Question

What is the derivative of ${{\log }_{2}}\dfrac{{{x}^{2}}}{x-1}?$

Answer 1

We know the logarithmic identity ${{\log }_{a}}\dfrac{x}{y}={{\log }_{a}}x-{{\log }_{a}}y.$ We will use the logarithmic identity ${{\log }_{a}}{{x}^{n}}=n{{\log }_{a}}x.$ Then we will convert the logarithm to the base $a$ into natural logarithm by using the identity ${{\log }_{a}}x=\dfrac{\ln x}{\ln a}.$ And then, we will differentiate the simplified form we have obtained.

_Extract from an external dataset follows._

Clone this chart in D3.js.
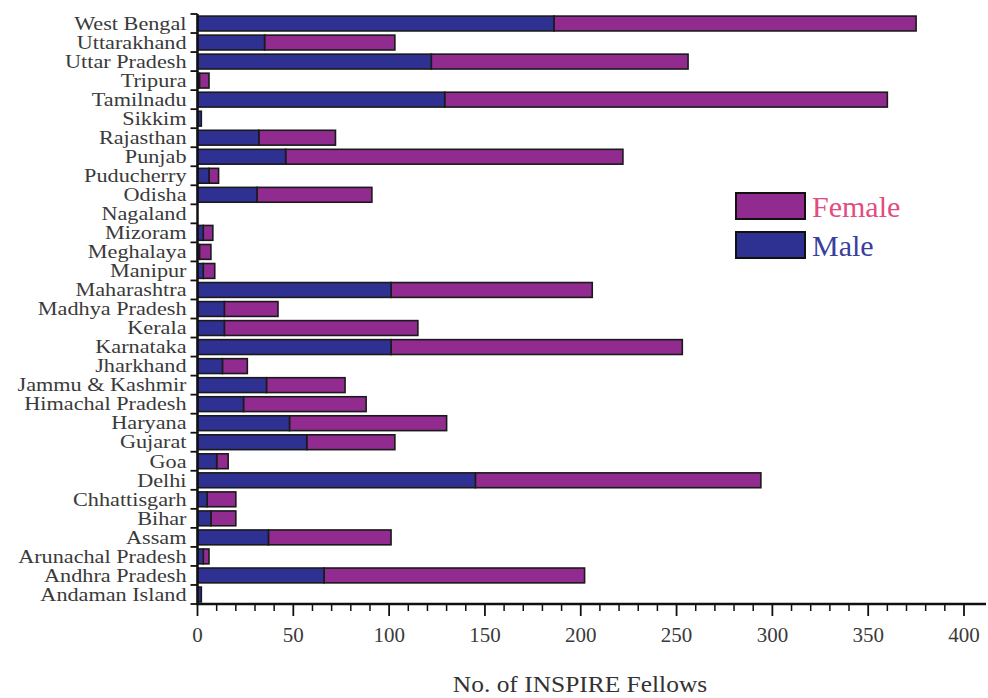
<!DOCTYPE html>
<html><head><meta charset="utf-8">
<script src="https://cdn.jsdelivr.net/npm/d3@7"></script>
<style>body{margin:0;background:#fff}svg{display:block}text{font-family:"Liberation Serif","DejaVu Serif",serif}</style>
</head><body>
<svg id="c" width="988" height="698"></svg>
<script>
const states = ["West Bengal","Uttarakhand","Uttar Pradesh","Tripura","Tamilnadu","Sikkim","Rajasthan","Punjab","Puducherry","Odisha","Nagaland","Mizoram","Meghalaya","Manipur","Maharashtra","Madhya Pradesh","Kerala","Karnataka","Jharkhand","Jammu & Kashmir","Himachal Pradesh","Haryana","Gujarat","Goa","Delhi","Chhattisgarh","Bihar","Assam","Arunachal Pradesh","Andhra Pradesh","Andaman Island"];
const male   = [186,35,122,1,129,2,32,46,6,31,0,3,1,3,101,14,14,101,13,36,24,48,57,10,145,5,7,37,3,66,2];
const female = [189,68,134,5,231,0,40,176,5,60,0,5,6,6,105,28,101,152,13,41,64,82,46,6,149,15,13,64,3,136,0];
const xTicks = [0,50,100,150,200,250,300,350,400];
const seriesNames = ["Female","Male"];
const colors = {Male:"#2e3192", Female:"#912b8f"};
const legendText = {Male:"#3b3f9c", Female:"#e24c7f"};

(function(){
const svg = d3.select("#c");
const mL = 197.5, mT = 14, mB = 604;
const x = d3.scaleLinear().domain([0,400]).range([mL, 964]);
const y = d3.scaleBand().domain(states).range([mT, mB]).paddingInner(0.22).paddingOuter(0.11);

const data = states.map((s,i)=>({state:s, male:male[i], female:female[i]}));
const g = svg.append("g");
const rows = g.selectAll("g.row").data(data).join("g");
rows.filter(d=>d.female>0).append("rect")
  .attr("x", d=>x(d.male)).attr("y", d=>y(d.state))
  .attr("width", d=>x(d.male+d.female)-x(d.male)).attr("height", y.bandwidth())
  .attr("fill", colors.Female).attr("stroke","#1a1a1a").attr("stroke-width",1.6);
rows.filter(d=>d.male>0).append("rect")
  .attr("x", d=>x(0)).attr("y", d=>y(d.state))
  .attr("width", d=>x(d.male)-x(0)).attr("height", y.bandwidth())
  .attr("fill", colors.Male).attr("stroke","#1a1a1a").attr("stroke-width",1.6);

// y axis
const ya = svg.append("g").attr("transform",`translate(${mL},0)`);
ya.append("line").attr("x1",0).attr("x2",0).attr("y1",mT).attr("y2",mB).attr("stroke","#111").attr("stroke-width",2.5);
const bounds = d3.range(states.length+1).map(i=>mT + i*(mB-mT)/states.length);
ya.selectAll("line.t").data(bounds).join("line").attr("class","t")
  .attr("x1",-7).attr("x2",0).attr("y1",d=>d).attr("y2",d=>d).attr("stroke","#111").attr("stroke-width",1.8);
ya.selectAll("text").data(states).join("text")
  .attr("transform",d=>`translate(-11,${y(d)+y.bandwidth()/2}) scale(1.17,1)`).attr("dy","0.33em")
  .attr("text-anchor","end")
  .attr("font-size",19).attr("fill","#3a3a3a").text(d=>d);

// x axis
const xa = svg.append("g").attr("transform",`translate(0,${mB})`);
xa.append("line").attr("x1",mL-1).attr("x2",986).attr("y1",0).attr("y2",0).attr("stroke","#111").attr("stroke-width",2.5);
const minor = d3.range(0,401,10).filter(v=>v%50!==0);
xa.selectAll("line.mi").data(minor).join("line").attr("class","mi")
  .attr("x1",d=>x(d)).attr("x2",d=>x(d)).attr("y1",0).attr("y2",7).attr("stroke","#111").attr("stroke-width",1.5);
xa.selectAll("line.ma").data(xTicks).join("line").attr("class","ma")
  .attr("x1",d=>x(d)).attr("x2",d=>x(d)).attr("y1",0).attr("y2",12).attr("stroke","#111").attr("stroke-width",1.8);
xa.selectAll("text").data(xTicks).join("text")
  .attr("x",d=>x(d)).attr("y",38).attr("text-anchor","middle")
  .attr("font-size",21).attr("fill","#3a3a3a").text(d=>d);

svg.append("text").attr("transform","translate(580,692) scale(1.06,1)").attr("text-anchor","middle")
  .attr("font-size",24).attr("fill","#333")
  .text("No. of INSPIRE Fellows");

// legend
const lg = svg.append("g").attr("transform","translate(736,193)");
seriesNames.forEach((s,i)=>{
  lg.append("rect").attr("x",0).attr("y",i*39).attr("width",69).attr("height",26)
    .attr("fill",colors[s]).attr("stroke","#111").attr("stroke-width",2);
  lg.append("text").attr("x",76).attr("y",i*39+24)
    .attr("font-size",30).attr("fill",legendText[s]).text(s);
});
})();
</script>
</body></html>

Complete step by step solution:
Let us consider the given logarithm to the base $2$ function ${{\log }_{2}}\dfrac{{{x}^{2}}}{x-1}$
We are asked to find the derivative of the given logarithmic function.
Now, we will use the logarithmic identity given by ${{\log }_{a}}\dfrac{x}{y}={{\log }_{a}}x-{{\log }_{a}}y.$
If we use the above identity, we will get the given function as ${{\log }_{2}}\dfrac{{{x}^{2}}}{x-1}={{\log }_{2}}{{x}^{2}}-{{\log }_{2}}\left( x-1 \right).$
Now, we can use the logarithmic identity given by ${{\log }_{a}}{{x}^{n}}=n{{\log }_{a}}x.$
Then, we will get ${{\log }_{2}}\dfrac{{{x}^{2}}}{x-1}=2{{\log }_{2}}x-{{\log }_{2}}\left( x-1 \right).$
Now, we can change the logarithm to the base $a$ into the natural logarithm using the logarithmic identity given by ${{\log }_{a}}x=\dfrac{\ln x}{\ln a}.$
When we use this identity, we can change the above obtained simplified form of the function which is in terms of logarithm to the base $2$ in terms of natural logarithm.
And we will get the first part as $2{{\log }_{2}}x=\dfrac{2\ln x}{\ln 2}$
And then the second part will be ${{\log }_{2}}\left( x-1 \right)=\dfrac{\ln \left( x-1 \right)}{\ln 2}$
Let us substitute them in the above obtained simplified form of the function.
As a result of this conversion, we will get the function as ${{\log }_{2}}\dfrac{{{x}^{2}}}{x-1}=\dfrac{2\ln x}{\ln 2}-\dfrac{\ln \left( x-1 \right)}{\ln 2}.$
Let us consider the terms on the right-hand side of the above equation.
In the first term, we can see that $\dfrac{2}{\ln 2}$ is the constant term that remains the same after the differentiation for it is the coefficient of the variable term.
In the second term, $\dfrac{1}{\ln 2}$ is the coefficient of the variable term as we have seen in the previous case.
Now, we will differentiate the function to find the derivative.
We will get $\dfrac{d}{dx}{{\log }_{2}}\dfrac{{{x}^{2}}}{x-1}=\dfrac{d}{dx}\left( \dfrac{2\ln x}{\ln 2}-\dfrac{\ln \left( x-1 \right)}{\ln 2} \right).$
And from this, when we use the linearity property, we will get $\dfrac{d}{dx}{{\log }_{2}}\dfrac{{{x}^{2}}}{x-1}=\dfrac{d}{dx}\dfrac{2\ln x}{\ln 2}-\dfrac{d}{dx}\dfrac{\ln \left( x-1 \right)}{\ln 2}$
Now, we will get $\dfrac{d}{dx}{{\log }_{2}}\dfrac{{{x}^{2}}}{x-1}=\dfrac{2}{\ln 2}\dfrac{d}{dx}\ln x-\dfrac{1}{\ln 2}\dfrac{d}{dx}\ln \left( x-1 \right)$
And we will get the following, $\dfrac{d}{dx}{{\log }_{2}}\dfrac{{{x}^{2}}}{x-1}=\dfrac{2}{\ln 2}\dfrac{1}{x}-\dfrac{1}{\ln 2}\dfrac{1}{x-1}.$
Hence the derivative is $\dfrac{d}{dx}{{\log }_{2}}\dfrac{{{x}^{2}}}{x-1}=\dfrac{2}{x\ln 2}-\dfrac{1}{\left( x-1 \right)\ln 2}.$

Note: We know that $\dfrac{d}{dx}\ln x=\dfrac{1}{x.}$ We also know that the linear property of differentiation is given by $\dfrac{d}{dx}\left( f\pm g \right)=\dfrac{df}{dx}\pm \dfrac{dg}{dx}$ where $f$ and $g$ are two functions of $x.$ Natural logarithm is the logarithm to the base $e,$ the constant called exponent.